In Chute v. State, 19 Minn. 271, 281, the court stated:

“We think the court below misconceived the proper purpose of a view by a jury. The view is not allowed for the purpose of furnishing evidence upon which a verdict is to be found, but for the purpose of enabling the jury better to understand and apply the evidence which is given in court.
“If this were not so, then in every case of a view it would be impossible to determine whether the verdict was justified by the evidence or not, since whatever the jurors might see upon the view could not be presented in a case reporting the testimony. * * * Besides this, the parties have, for the most obvious reasons, a right to know just what evidence is submitted; but this cannot be if every juror is to be permitted to look up facts on his own account.”

See, also, Schultz v. Bower, 57 Minn. 493 (59 N. W. 631, 47 Am. St. Rep. 630).

Upon this point we do not consider the affidavit of the grade separation engineer of the city of Detroit, filed with the motion for new trial, and showing a slight rise in grade from the viaduct to the place of the accident.

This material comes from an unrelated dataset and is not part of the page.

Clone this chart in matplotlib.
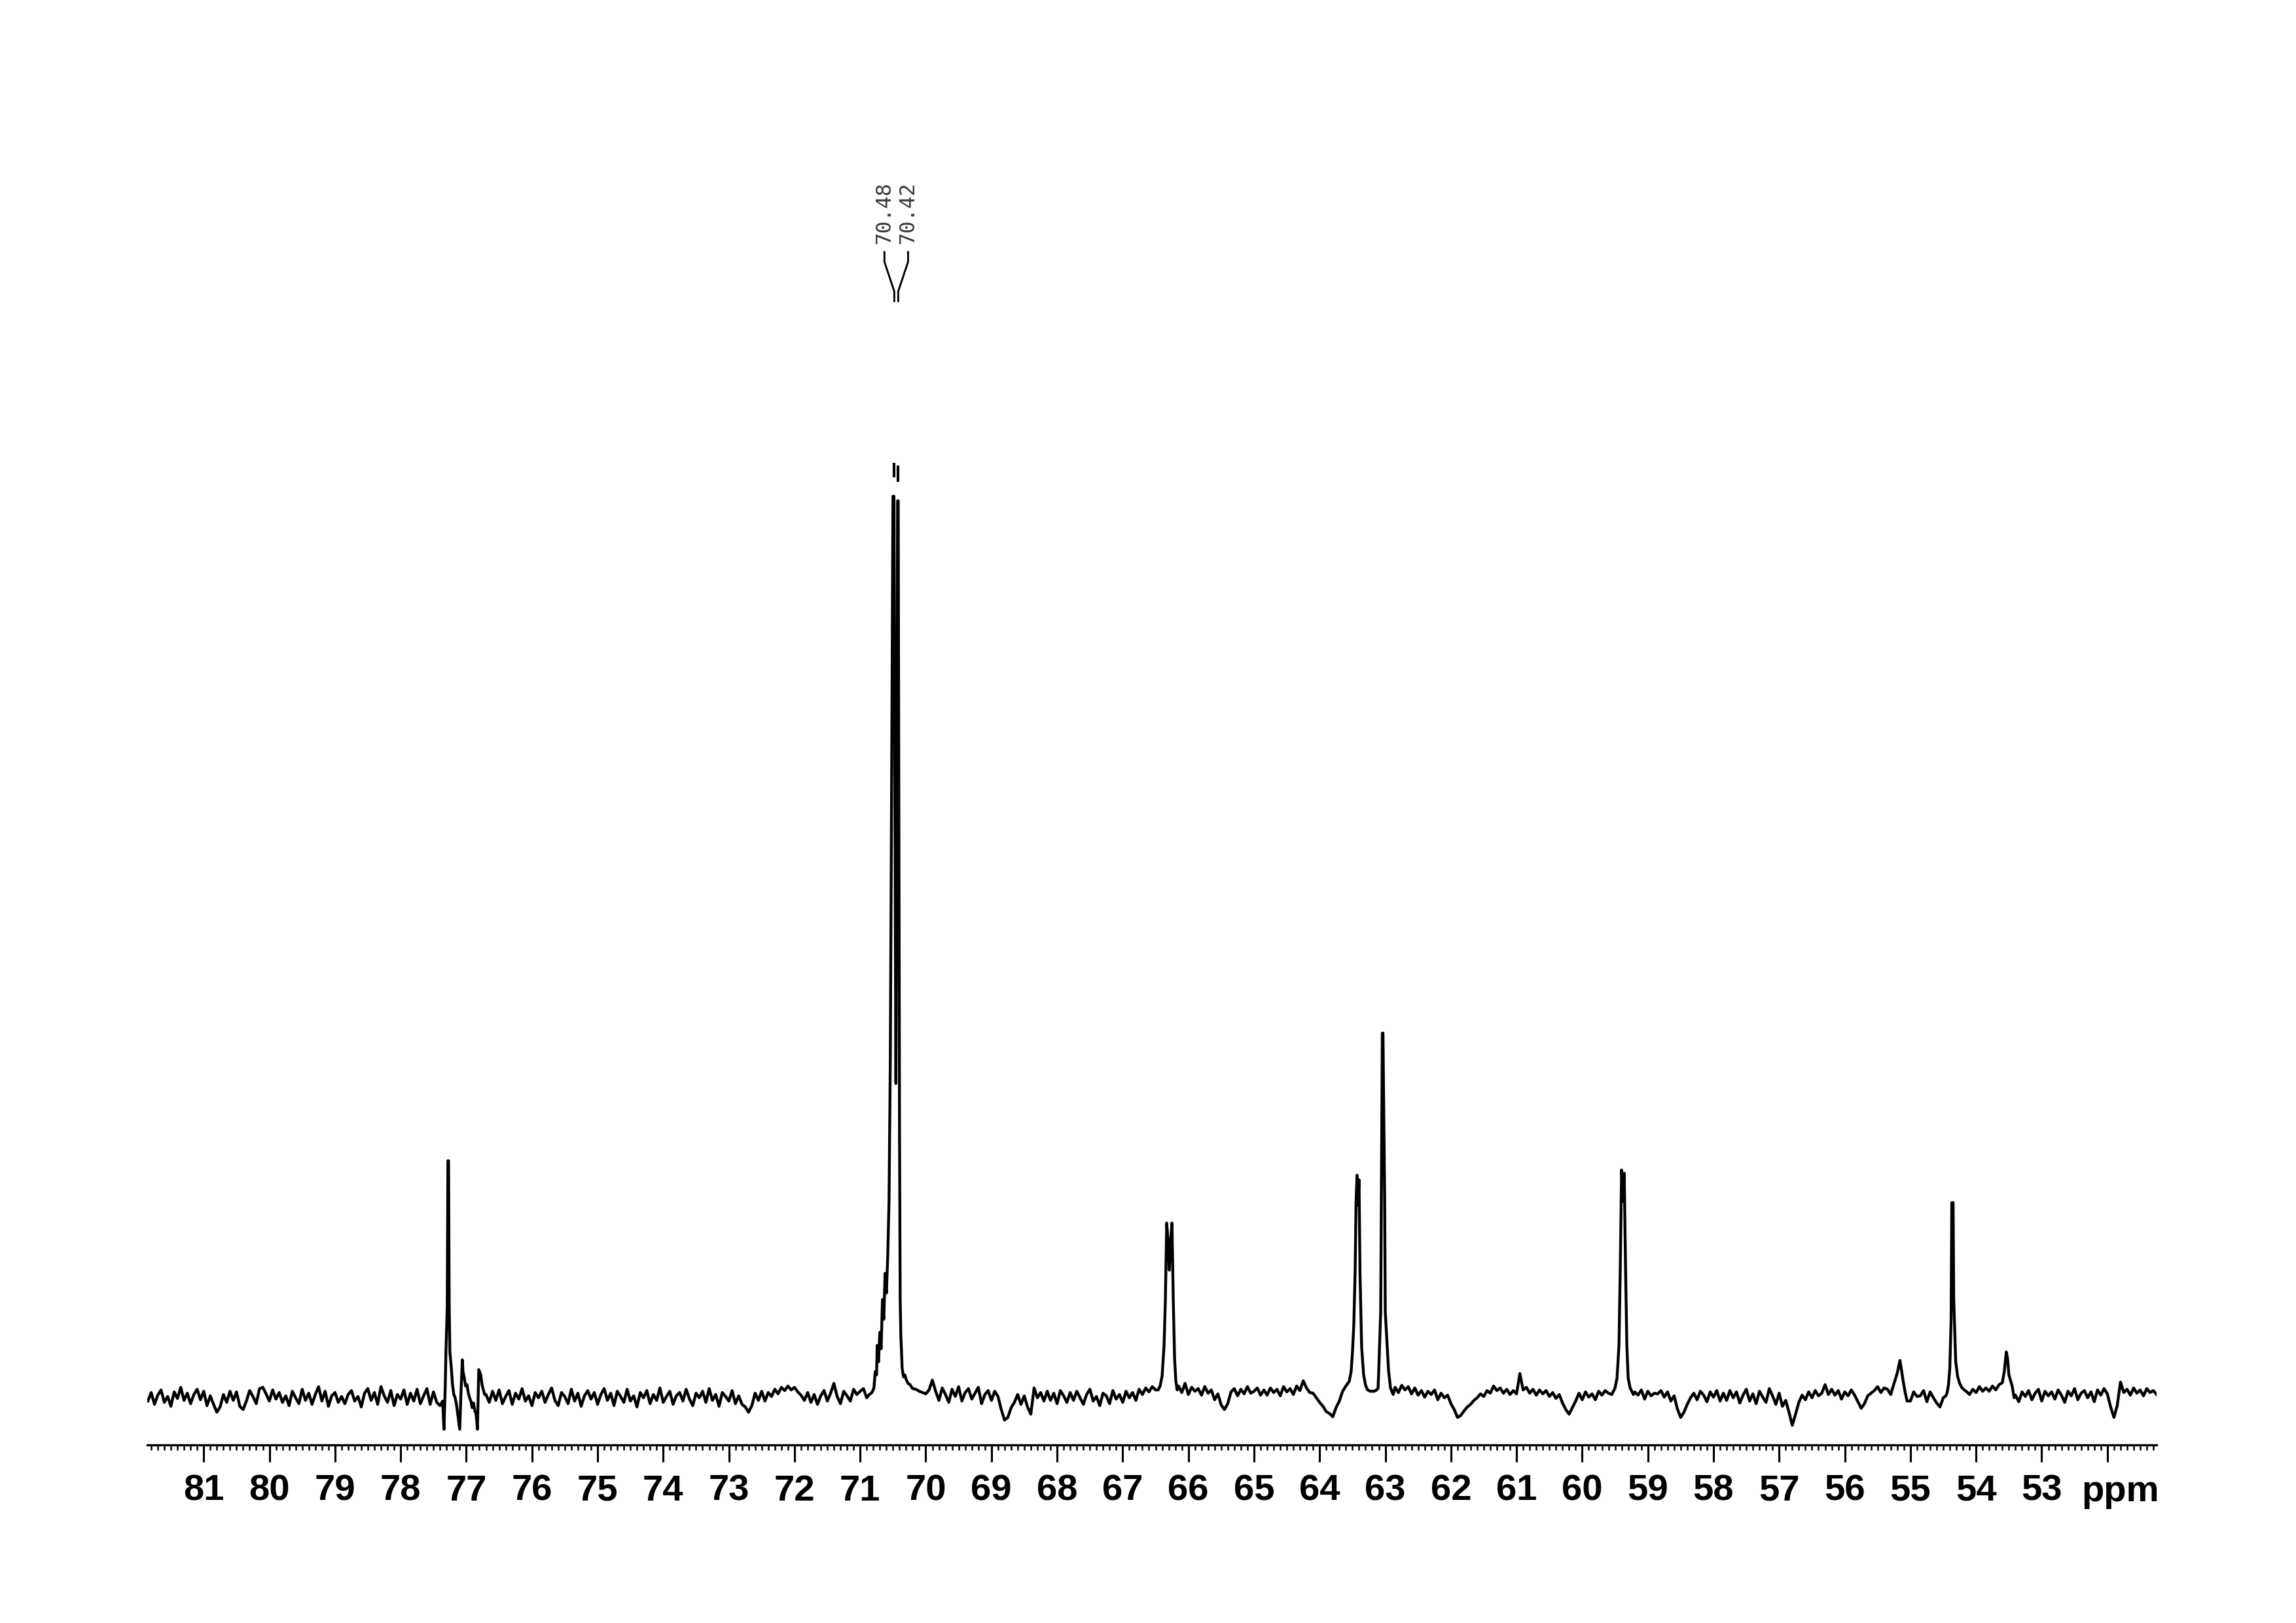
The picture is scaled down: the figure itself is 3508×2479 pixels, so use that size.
import numpy as np
import matplotlib
matplotlib.use("Agg")
import matplotlib.pyplot as plt
import matplotlib.transforms as mtransforms
from matplotlib.ticker import FixedLocator, MultipleLocator, FuncFormatter

plt.rcParams['font.family'] = ['Liberation Sans', 'DejaVu Sans']

# baseline, one value every 0.05 ppm from 81.85 ppm downwards
base_start = 81.85
base_step = 0.05
base_int = [
    -5, 8, -10, 4, 12, -7, 2, -13, 9, -1, 16, -4, 7, -9, 5, 13, -3, 10, -12, 3,          # 81.85
    -10, -22, -14, 5, -7, 10, -4, 9, -13, -18, -5, 11, 2, -9, 14, 16, 6, -5, 12, -2,     # 80.85
    8, -7, 3, -12, 10, 0, -9, 13, -4, 7, -10, 5, 17, -5, 10, -13, 3, 8, -7, 2,           # 79.85
    -9, 5, 11, -5, 2, -14, 7, 14, -4, 8, -10, 17, 3, -7, 11, -12, 5, -2, 12, -10,        # 78.85
    7, -5, 13, -9, 3, 14, -10, 9, -7, -12, 0, 0, 0, 0, 0, 0, 0, 0, 0, 0,                 # 77.85
    0, 0, 0, 5, -7, 10, -4, 12, -9, 2, 11, -10, 7, -2, 14, -5, 3, -12, 8, 0,             # 76.85
    10, -7, 5, 15, -4, -12, 8, 2, -9, 13, -5, 7, -13, 3, 11, -2, 8, -10, 5, 14,          # 75.85
    -4, 7, -12, 10, 2, -7, 13, -5, 3, -14, 8, 0, 11, -9, 5, -4, 15, -7, 2, 10,           # 74.85
    -10, 3, 8, -5, 13, -2, -12, 7, 0, 10, -7, 14, -4, 5, -13, 8, 2, -5, 11, -9,          # 73.85
    3, -10, -14, -22, -12, 7, -4, 10, -5, 8, 2, 13, 6, 16, 11, 18, 12, 16, 9, 4,         # 72.85
    -4, 8, -7, 5, -10, 3, 11, -5, 7, 22, 2, -9, 10, 3, -5, 13, 5, 10, 14, 0,             # 71.85
    0, 0, 0, 0, 0, 0, 0, 0, 0, 0, 0, 0, 0, 0, 0, 0, 0, 0, 12, 27,                        # 70.85
    10, -4, 15, 5, -7, 13, 2, 17, -5, 8, 14, -2, 7, 16, -9, 5, 11, -4, 10, 2,            # 69.85
    -18, -34, -30, -15, -7, 5, -10, 3, -14, -25, 15, 0, 8, -5, 10, -4, 7, -9, 11, 3,     # 68.85
    -7, 8, -4, 10, 0, -10, 5, 13, -5, 2, -12, 7, 3, -9, 11, -2, 5, -7, 10, 0,            # 67.85
    8, -4, 13, 5, 15, 9, 17, 12, 0, 0, 0, 0, 0, 0, 18, 8, 22, 5, 16, 10,                 # 66.85
    14, 4, 17, 7, 12, -3, 6, -11, -18, -9, 9, 14, 3, 13, 6, 17, 7, 10, 15, 4,            # 65.85
    12, 4, 15, 8, 13, 3, 17, 9, 14, 5, 18, 11, 26, 15, 8, 7, 0, -7, -13, -21,            # 64.85
    -24, -29, 0, 0, 0, 0, 0, 0, 0, 0, 0, 0, 0, 0, 0, 0, 0, 0, 0, 0,                      # 63.85
    16, 8, 19, 12, 17, 6, 15, 4, 11, 1, 10, 5, 12, -3, 7, 0, 4, -9, -18, -30,            # 62.85
    -27, -20, -14, -10, -4, 0, 6, 2, 11, 7, 18, 11, 15, 7, 13, 5, 11, 6, 37, 12,         # 61.85
    16, 7, 13, 4, 12, 6, 11, 2, 8, -1, 5, -8, -18, -25, -15, -5, 7, -3, 9, 1,            # 60.85
    6, -3, 10, 4, 11, 7, 0, 0, 0, 0, 0, 0, 0, 9, 4, 12, -2, 10, 3, 7,                    # 59.85
    6, 11, 1, 9, -5, 3, -17, -30, -22, -10, 0, 7, -3, 10, 4, -6, 9, 1, 11, -5,           # 58.85
    7, -4, 11, 0, 9, -8, 4, 13, -5, 6, -9, 10, 1, -7, 14, 3, -10, 7, -13, -4,            # 57.85
    -22, -42, -25, -7, 4, -3, 9, 0, 11, 3, 7, 20, 5, 13, 4, 11, -2, 9, 3, 12,            # 56.85
    4, -6, -16, -9, 3, 7, 11, 17, 8, 15, 13, 0, 0, 0, 0, 0, 0, -5, 9, 2,                 # 55.85
    3, 11, -6, 9, 0, -8, -14, 0, 0, 0, 0, 0, 0, 0, 0, 0, 13, 8, 17, 10,                  # 54.85
    15, 0, 0, 0, 0, 0, 0, 0, 0, 4, -6, 9, 2, 11, -3, 7, 13, -5, 10, 3,                   # 53.85
    9, -2, 12, 4, -7, 10, 3, 14, -3, 7, 11, 0, 9, -6, 12, 4, 14, 6, -14, -30,            # 52.85
    -12, 24, 8, 13, 4, 15, 7, 12, 3, 14, 8, 11, 5,                                       # 51.85
]

# signal regions (ppm, intensity)
cdcl3_ppm = [77.36, 77.34, 77.32, 77.31, 77.29, 77.28, 77.27, 77.26, 77.25, 77.23, 77.21,
             77.19, 77.17, 77.15, 77.13, 77.10, 77.08, 77.06, 77.05, 77.03, 77.01, 76.99,
             76.97, 76.95, 76.93, 76.91, 76.89, 76.87, 76.85, 76.83, 76.82, 76.81, 76.79,
             76.78, 76.76, 76.74, 76.72]
cdcl3_int = [-5, -48, 20, 70, 140, 362, 362, 138, 70, 48, 20,
             5, 0, -10, -25, -48, 10, 58, 40, 30, 18, 20,
             8, 0, -5, -15, -8, -20, -25, -48, 0, 43, 38,
             35, 20, 12, 5]

main_ppm = [70.90, 70.86, 70.82, 70.79, 70.77, 70.75, 70.74, 70.72, 70.70, 70.68, 70.66,
            70.64, 70.62, 70.60, 70.58, 70.56, 70.54, 70.52, 70.50, 70.485, 70.47, 70.455,
            70.44, 70.43, 70.42, 70.41, 70.40, 70.39, 70.38, 70.36, 70.34, 70.32, 70.30,
            70.27, 70.24, 70.20, 70.15, 70.10, 70.05, 70.00]
main_int = [0, 5, 8, 15, 40, 35, 80, 55, 100, 75, 150,
            120, 190, 160, 215, 300, 520, 950, 1377, 1377, 900, 480,
            950, 1370, 1370, 900, 400, 150, 95, 45, 32, 35, 28,
            22, 20, 14, 13, 10, 8, 6]

d66_ppm = [66.46, 66.43, 66.40, 66.37, 66.35, 66.33, 66.31, 66.29, 66.27, 66.25, 66.23,
           66.21, 66.19, 66.17]
d66_int = [12, 18, 33, 80, 150, 267, 240, 195, 240, 267, 150, 60, 25, 12]

p63_ppm = [63.75, 63.70, 63.65, 63.60, 63.55, 63.52, 63.50, 63.48, 63.46, 63.445, 63.43,
           63.415, 63.40, 63.385, 63.36, 63.33, 63.30, 63.27, 63.23, 63.17, 63.13, 63.11,
           63.10, 63.07, 63.06, 63.045, 63.035, 63.01, 63.00, 62.95, 62.92, 62.88]
p63_int = [-15, -5, 10, 18, 25, 40, 70, 110, 190, 300, 340,
           294, 333, 190, 77, 35, 19, 12, 10, 10, 12, 15,
           41, 131, 305, 557, 557, 305, 131, 41, 15, 5]

p59_ppm = [59.55, 59.50, 59.47, 59.44, 59.42, 59.40, 59.38, 59.36, 59.34, 59.32, 59.30,
           59.27, 59.22]
p59_int = [5, 15, 30, 80, 200, 348, 300, 343, 200, 80, 30, 15, 5]

p55_ppm = [55.30, 55.28, 55.24, 55.20, 55.16, 55.14, 55.11, 55.08, 55.05]
p55_int = [5, 12, 25, 38, 57, 45, 25, 8, -5]

p54_ppm = [54.50, 54.46, 54.44, 54.42, 54.40, 54.38, 54.37, 54.35, 54.34, 54.31, 54.28,
           54.25, 54.22, 54.18, 54.14, 54.10]
p54_int = [0, 3, 8, 20, 45, 120, 298, 298, 150, 55, 32, 22, 16, 12, 9, 5]

p53_ppm = [53.80, 53.75, 53.70, 53.65, 53.60, 53.57, 53.54, 53.52, 53.50, 53.47, 53.45,
           53.42]
p53_int = [10, 18, 12, 20, 23, 40, 70, 60, 35, 25, 18, 0]

# peak-picking labels
label_text = ["70.48", "70.42"]
label_ppm = [70.48, 70.42]
# short marks above the clipped apexes
apex_low = [1406, 1399]
apex_high = [1428, 1424]

segments = [(cdcl3_ppm, cdcl3_int), (main_ppm, main_int), (d66_ppm, d66_int),
            (p63_ppm, p63_int), (p59_ppm, p59_int), (p55_ppm, p55_int),
            (p54_ppm, p54_int), (p53_ppm, p53_int)]

base_ppm = base_start - base_step * np.arange(len(base_int))
base_val = np.array(base_int, dtype=float)
keep = np.ones(len(base_ppm), dtype=bool)
for p, _ in segments:
    keep &= ~((base_ppm >= min(p) - 1e-6) & (base_ppm <= max(p) + 1e-6))

x = np.concatenate([base_ppm[keep]] + [np.array(p, dtype=float) for p, _ in segments])
y = np.concatenate([base_val[keep]] + [np.array(v, dtype=float) for _, v in segments])
order = np.argsort(-x)
x, y = x[order], y[order]

W, H = 3508, 2479
fig = plt.figure(figsize=(W / 300, H / 300), dpi=300)
ax = fig.add_axes([225 / W, (H - 2207) / H, 3070 / W, (2207 - 735) / H])

ax.plot(x, y, color='black', lw=1.05)
ax.set_xlim(81.86, 51.25)
ax.set_ylim(-72, 1400)

for s in ['left', 'right', 'top']:
    ax.spines[s].set_visible(False)
ax.spines['bottom'].set_linewidth(0.8)
ax.set_yticks([])

majors = list(range(81, 51, -1))
ax.xaxis.set_major_locator(FixedLocator(majors))
ax.xaxis.set_minor_locator(MultipleLocator(0.1))
ax.xaxis.set_major_formatter(FuncFormatter(lambda v, pos: '' if round(v) == 52 else f'{v:.0f}'))
ax.tick_params(axis='x', which='major', length=6.2, width=0.75, pad=4.5,
               labelsize=13.5, direction='out')
ax.tick_params(axis='x', which='minor', length=1.9, width=0.6, direction='out')
for lab in ax.get_xticklabels():
    lab.set_fontweight('bold')

trans = mtransforms.blended_transform_factory(ax.transData, fig.transFigure)
ax.text(51.80, 1 - 2293 / H, 'ppm', transform=trans, ha='center', va='baseline',
        fontsize=13.5, fontweight='bold')

# labels with connectors
def fy(py):
    return 1 - py / H

spread = 0.18
center = np.mean(label_ppm)
for i, (txt, p) in enumerate(zip(label_text, label_ppm)):
    xt = center + spread if i == 0 else center - spread
    ax.text(xt, fy(372), txt, transform=trans, rotation=90, ha='center', va='bottom',
            fontsize=7.6, family='DejaVu Sans Mono', color='#3a3a3a')
    ax.plot([xt, xt, p, p], [fy(385), fy(400), fy(445), fy(460)], transform=trans,
            color='black', lw=0.7, clip_on=False)

ax.vlines(label_ppm, apex_low, apex_high, color='black', lw=1.0, clip_on=False)

fig.savefig('out.png', dpi=300)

Defendant’s motion for a new trial should have been granted.

Upon this record we must reverse the case; the submission of the charge in the third count to the jury and defendant’s conviction thereunder presents error so clear and so prejudicial to the rights of defendant that the conviction cannot be saved under section 14565, 3 Comp. Laws 1915.

Many errors are assigned to the admission and rejection of testimony and refusal of requests to charge. They have been examined and call for no comment *242under the above holding beyond stating that none present reversible error.

For the reason pointed out the conviction is set aside and a new trial granted.

Fellows, C. J., and Clark, Bird, Sharpe, Moore, and Steere, JJ., concurred. The late Justice Stone took no part in this decision.